Miré a mi espalda. Clee estaba todavía en el baño. El pecho de Jack subía y bajaba; sus máquinas estaban calladas. Entonces soltó como un resoplido y sus enormes ojos negros se volvieron hacia arriba.

«Hola», dijo.

«Hola», dije.

Esperábamos este momento desde que yo tenía nueve años. Me recosté en el asiento e intenté relajarme, la palma de mi mano ahuecada sobre su trasero y sus piernecitas. Me sentí como una estatua que representara la virtud. «Henos aquí. Henos aquí por fin». No era fácil aferrar aquel momento: saltaba de acá para allá como una mancha solar. Al otro lado de la sala Jay Jay estaba pegado al pecho de su mamá en la misma posición, ambos tapados con una manta idéntica. Nos sonreímos.

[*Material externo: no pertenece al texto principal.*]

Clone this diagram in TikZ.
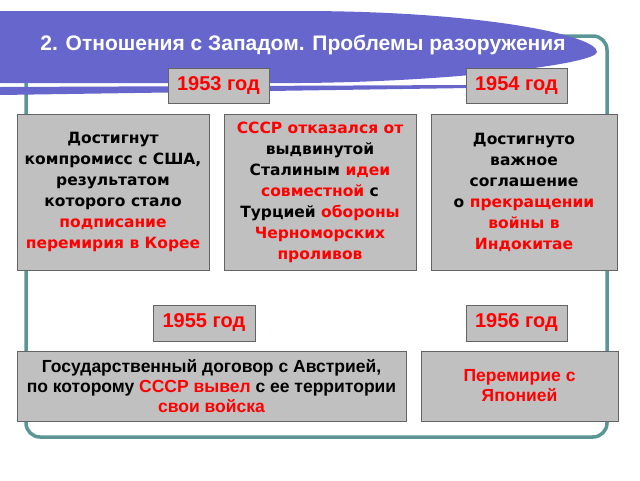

—¿Cómo se llama el suyo? —susurró ella.

—Jack —susurré yo.

—¿En serio?

—Sí.

—Este se llama igual —dijo, señalando a Jay Jay.

—No es posible.

—Lo es.

—¿No es toda una casualidad?

—No te muevas.

Era Clee; nos hizo una foto con su móvil y luego me besó en la oreja.

—¿A que no sabes cómo se llama ese bebé? —dije.

—Jack —respondió—. Ya lo sabía. De ahí me vino la idea.

—¿Decidiste que el nuestro se llamara como el de ellos?

—No les conocemos de nada. —Clee parecía molesta—. No los vamos a ver más. Me gustó el nombre y ya está.

La mamá del otro Jack no sabía si sentirse adulada u ofendida. Clee le dio una palmadita al nuestro en la fontanela, impertérrita. ¿Se daba cuenta de que esto era real? ¿Acaso lo veía solo como algo transitorio? Podía ser que el quid del amor estuviera en eso, en no pensar.